The place in the title is Paraje Los Pereyra, in the northern Argentine province of El Chaco, in the middle of the second largest forested region in South America after the Amazon. In Spanish, "paraje" is somewhat less than a village; in fact, Los Pereyra is just an aggregate of small plots of land owned (or leased) by families that eke out a meager living from the soil. The climate is tropical. Children attend an elementary school with three teachers, not enough for having all grades in separate rooms. Those that want to continue their education beyond grade school must do so in Resistencia, the capital of the province, in another provincial capital or in Buenos Aires 1000 kilometers away, a near impossibility due to the meager resources of the families.

Northlands is a private, expensive bilingual school in Buenos Aires founded in 1920 by two British ladies.

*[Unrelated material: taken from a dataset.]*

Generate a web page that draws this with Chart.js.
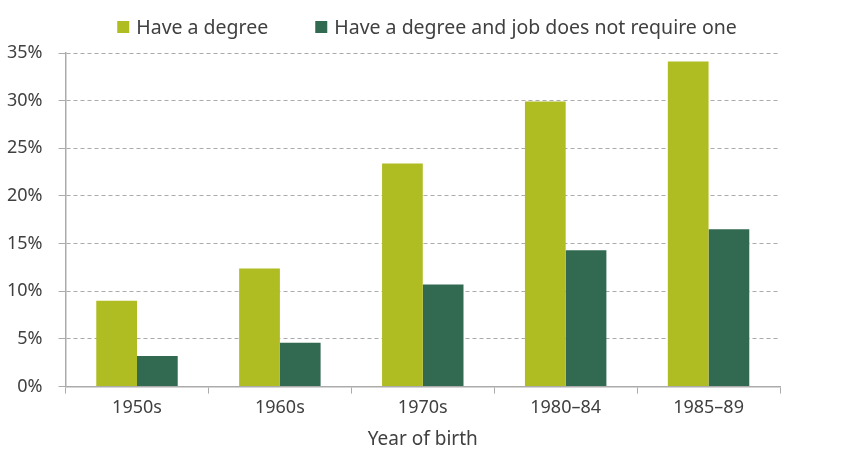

It is located in the wealthy suburb of Olivos and is at present co-educational but it was women-only the year this documentary was filmed. Among its former students is Queen Máxima of the Netherlands. Several exclusive private schools in Buenos Aires have programs whereby groups of students spend several days in small rural schools interacting with the school itself and with the local population. This is what connects Northlands and Los Pereyra; the visiting high school girls are called "Las Madrinas" (the Godmothers). Some of these programs are one-time-only; the Northlands-Los Pereyra program was continued for several years until 2008.

This seems to be the first directorial effort by Andrés Livov-Macklin. It is a pure documentary; it shows facts without drawing conclusions. For instance, one witnesses the easy friendships between Argentines of very different social levels; whether these friendships are real and will survive time and distance is left to the viewer. I was stricken by the dignity and even elegance of the local children's clothes, in spite of their families' meager resources, and by the beauty of the children themselves, most of them descendants of local Toba Indians and European immigrants.

This is an excellent documentary. Interestingly, it has been supported by the National Film Board of Canada, which was also involved in Avi Lewis and Naomi Klein's The Take (2004), one of the best documentaries about the sequels of Argentina's 2001 economic meltdown (Lewis is mentioned in the final credits ).